Menurut Shiekh Sajjad Hassan (2010) mengatakan bahwa salah satu penyebab masyarakat mengelak membayar pajak ialah kurangnya etika sosial masyarakat. Kurangnya etika berpengaruh pada kepatuhan pajak dan persepsi bahwa kewajiban membayar pajak sulit untuk di penuhi.
Standar kepatuhan tidak selalu sama dari waktu ke waktu. Sebagimana kepatuhan seseorang untuk membayar pajak di pengaruhi oleh keyakinan, sikap dan represntasi sosial wajib pajak. Oleh karena itu etika perpajakan wajib dimiliki, di mengerti, dan di amalkan oleh setiap individu seperti halnya etika berpakaian dan sebagainya.
Karena etika merupakan prinsip moral serta nilai luhur yang wajib dimiliki setiap individu yang memberikan pegangan bagi tingkah laku seseorang. Menurut sudut padang teori egoism psikologis, semua Tindakan manusia di motivasi oleh kepentingan self-center / Selfish dan merugikan kepentingan orang lain.
Sedangkan teori egoism etis adalah Tindakan mementingkan diri namun tidak merugikan kepentingan orang lain. Perilaku penggelapan pajak merupakan Tindakan yang mementingkan diri dan merugikan kepentingan orang lain sehingga perilaku tersebut tidak etis sesuai konsep egoism psikologis.
Begitupun menurut teori Utilitarian bahwa suatu perbuatan adalah baik jika membawa manfaat, baik untuk diri sendiri, orang lain serta masyarakat sebagai keseluruhan. Penggelapan pajak negara berarti merupakan Tindakan tidak etis menurut konsep Utilitarian, karena hanya bermanfaat bagi Sebagian pihak.

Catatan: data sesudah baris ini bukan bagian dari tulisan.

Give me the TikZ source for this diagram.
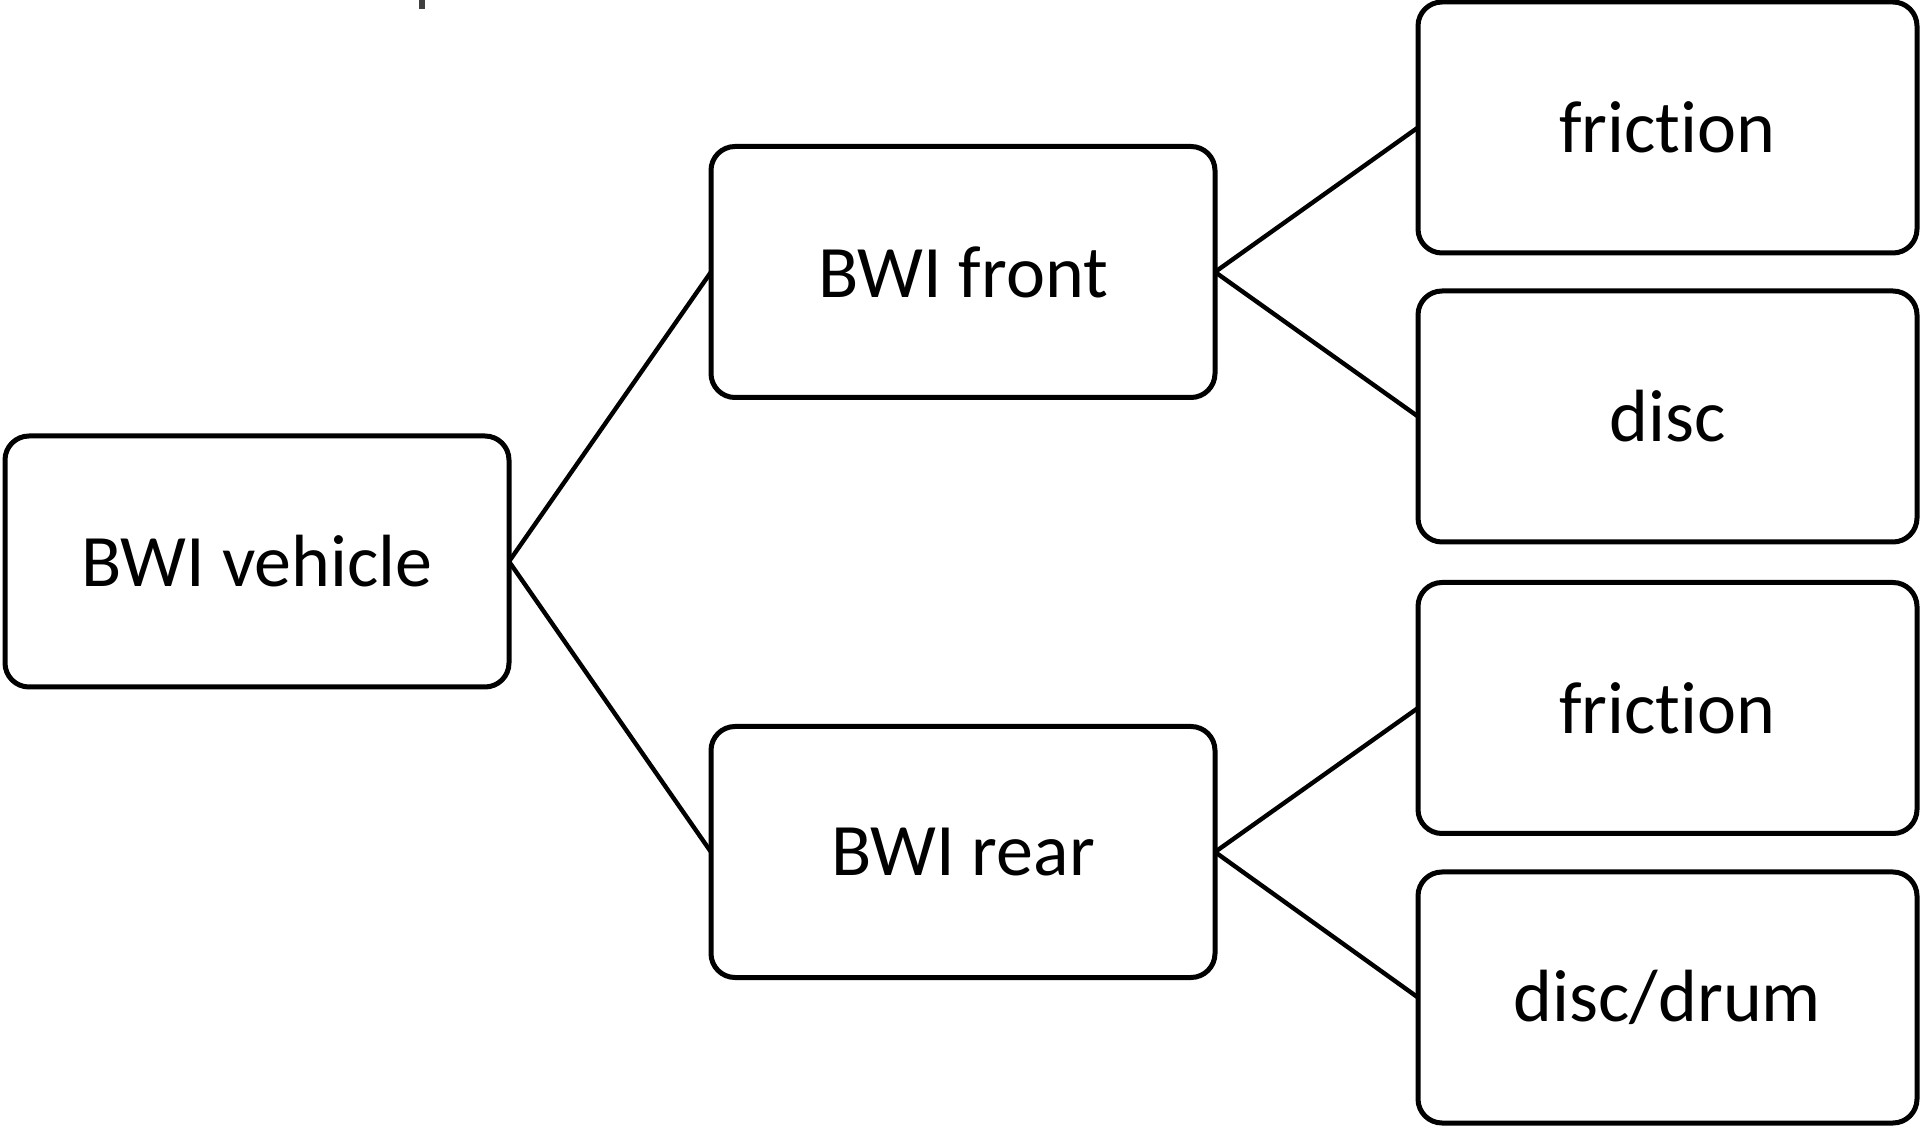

Menurut teori teleologi yang berasal dari Christian Wolff Seorang filsuf Jerman abad ke-18 di artikan sebagai pertimbangan moral akan baik buruknya suatu Tindakan dilakukan. Ukuran akhir dari teori Teleologi adalah tujuan dan akibat, jika suatu Tindakan salah menurut hukum tetapi bertujuan dan berakibat baik, maka Tindakan itu di nilai baik.
Sehingga etika teologi lebih bersifat situasional, karena tujuan dan akibatnya suatu Tindakan bisa bergantung pada situasi khusus tertentu. Sedangkan teori Deontologi terdapat dua teori yaitu hak dan teori keadilan. Atas penggelapan pajak tersebut hak masyarakat yang seharusnya mendapatkan kesempatan menikamti kesejahteraan dari pendapatan pajak telah di ambil oleh pelaku penggelapan
Teori keadilan tidak mendapatkan hak yang sama bagi pejabat public karena “pendapatan” yang berbeda padahal mereka sama-sama bekerja mengabdi pada negara. Semua kita tau bahwa penggelapan pajak memberikan kesimpulan bahwa pelakunya tidak punya etika, seperti teori-teori di atas. Namun dalam prakteknya tinggal penerapannya, apakah seseorang memilih hidup beretika atau tanpa etika?